Attention capacity

Exhaust your capacity to focus instead of unwisely wasting hours attempting to focus.


Listening requires willpower, but flow states don't.

Attention is a habit that is exercised in a variety of ways. Selective attention is when a person focuses on a single activity amidst many activities. Sustained attention is when a person focuses on an activity for a long period of time, an ability under attack by the attention economy. Alternating is used when switching back and forth between activities. And lastly, divided attention is attending a meeting and replying to emails.

All are types of attention but expend very different types of cognitive energy.

Each type of attention has a cognitive limit. Therefore, effective time management is a matter of understanding your own capacity for the type of work and allotting the appropriate amount of time to the task.

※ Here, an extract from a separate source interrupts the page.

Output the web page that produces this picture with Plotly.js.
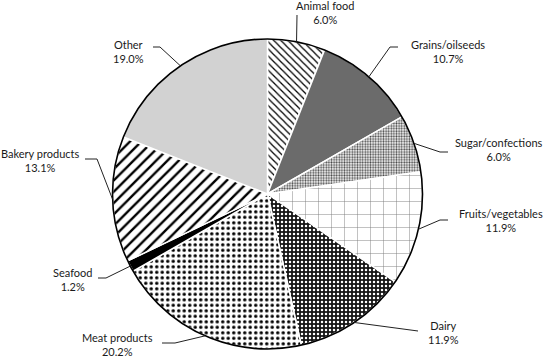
<!DOCTYPE html>
<html>
<head>
<meta charset="utf-8">
<script src="https://cdn.plot.ly/plotly-3.0.1.min.js"></script>
<style>html,body{margin:0;padding:0;background:#fff;}#chart{width:543px;height:358px;}</style>
</head>
<body>
<div id="chart"></div>
<script>
// ---- data ----
var categories = ["Animal food", "Grains/oilseeds", "Sugar/confections", "Fruits/vegetables", "Dairy", "Meat products", "Seafood", "Bakery products", "Other"];
var shares = [6.0, 10.7, 6.0, 11.9, 11.9, 20.2, 1.2, 13.1, 19.0];

// ---- styles ----
var fillColors   = ["#ffffff", "#6b6b6b", "#ffffff", "#ffffff", "#000000", "#ffffff", "#000000", "#ffffff", "#d2d2d2"];
var patShapes    = ["\\", "", ".", "+", ".", ".", "", "/", ""];
var patFg        = ["#000000", "#000000", "#4a4a4a", "#7a7a7a", "#ffffff", "#000000", "#000000", "#000000", "#000000"];
var patBg        = ["#ffffff", "#6b6b6b", "#ffffff", "#ffffff", "#151515", "#ffffff", "#000000", "#ffffff", "#d2d2d2"];
var patSize      = [5, 8, 2.6, 13, 4, 5.5, 8, 8, 8];
var patSolidity  = [0.25, 0.3, 0.45, 0.07, 0.3, 0.3, 0.3, 0.3, 0.3];

// ---- layout geometry (pixels) ----
var W = 543, H = 358;
var CX = 267.5, CY = 194, R = 155;
// label centres and leader-line bend/end points (pixels)
var labelPos = [[325, 13], [448, 52], [499, 150], [501, 220], [443, 332], [117, 344], [72, 279], [40, 160], [128, 52]];
var leaderBend = [null, [390, 47], [440, 152], [440, 220], null, [175, 343], [106, 278], [97, 159], [160, 47]];
var leaderEnd  = [[297, 15], [398, 47], [448, 152], [448, 220], [418, 331], [162, 343], [98, 278], [85, 159], [153, 47]];

var domX = [(CX - R) / W, (CX + R) / W];
var domY = [1 - (CY + R) / H, 1 - (CY - R) / H];

var pie = {
  type: "pie",
  labels: categories,
  values: shares,
  sort: false,
  direction: "clockwise",
  rotation: 0,
  textinfo: "none",
  hoverinfo: "label+percent",
  domain: {x: domX, y: domY},
  marker: {
    colors: fillColors,
    line: {color: "#ffffff", width: 1.5},
    pattern: {
      shape: patShapes,
      fgcolor: patFg,
      bgcolor: patBg,
      size: patSize,
      solidity: patSolidity,
      fillmode: "replace"
    }
  }
};

var outline = {
  type: "pie",
  values: [1],
  labels: ["outline"],
  sort: false,
  textinfo: "none",
  hoverinfo: "skip",
  domain: {x: domX, y: domY},
  marker: {colors: ["rgba(0,0,0,0)"], line: {color: "#000000", width: 1.6}},
  showlegend: false
};

var total = shares.reduce(function (a, b) { return a + b; }, 0);
var annotations = [], shapes = [];
var cum = 0;
function px(x) { return x / W; }
function py(y) { return 1 - y / H; }
for (var i = 0; i < categories.length; i++) {
  var mid = 2 * Math.PI * (cum + shares[i] / 2) / total;
  cum += shares[i];
  var ex = CX + R * Math.sin(mid), ey = CY - R * Math.cos(mid);
  var pct = (100 * shares[i] / total).toFixed(1) + "%";
  annotations.push({
    x: px(labelPos[i][0]), y: py(labelPos[i][1]), xref: "paper", yref: "paper",
    xanchor: "center", yanchor: "middle", showarrow: false,
    text: categories[i] + "<br>" + pct, align: "center",
    font: {family: "Lato, 'Open Sans', sans-serif", size: 11, color: "#1a1a1a"}
  });
  var path = "M " + px(ex) + "," + py(ey);
  if (leaderBend[i]) path += " L " + px(leaderBend[i][0]) + "," + py(leaderBend[i][1]);
  path += " L " + px(leaderEnd[i][0]) + "," + py(leaderEnd[i][1]);
  shapes.push({type: "path", xref: "paper", yref: "paper", path: path, line: {color: "#222222", width: 1}});
}

var layout = {
  width: W, height: H,
  margin: {l: 0, r: 0, t: 0, b: 0},
  paper_bgcolor: "#ffffff",
  showlegend: false,
  annotations: annotations,
  shapes: shapes
};

Plotly.newPlot("chart", [pie, outline], layout, {displayModeBar: false, staticPlot: true});
</script>
</body>
</html>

Writing a paper involves much more than just typing on the keyboard.

It also means reading, understanding, reflecting, getting ideas, making connections, distinguishing terms, finding the right words, structuring, organizing, editing, correcting and rewriting.

All these are not just different tasks, but tasks requiring a different kind of attention.

It is not only impossible to focus on more than one thing at a time, but also to have a different kind of attention on more than one thing at a time.

— Ahrens, Sönke, How to Take Smart Notes


Discover your capacity to pay attention.

Notice how long you work at any given task before your mind wanders. Note that duration and use it when planning your day. Arrange your day to take advantage of the different types of attention and be careful not to stack too many similar tasks sequentially. Stagger the different types of attention as a way to cool down and recover.

Use your own known capacity to set realistic goals and as a baseline that you’ll improve over time.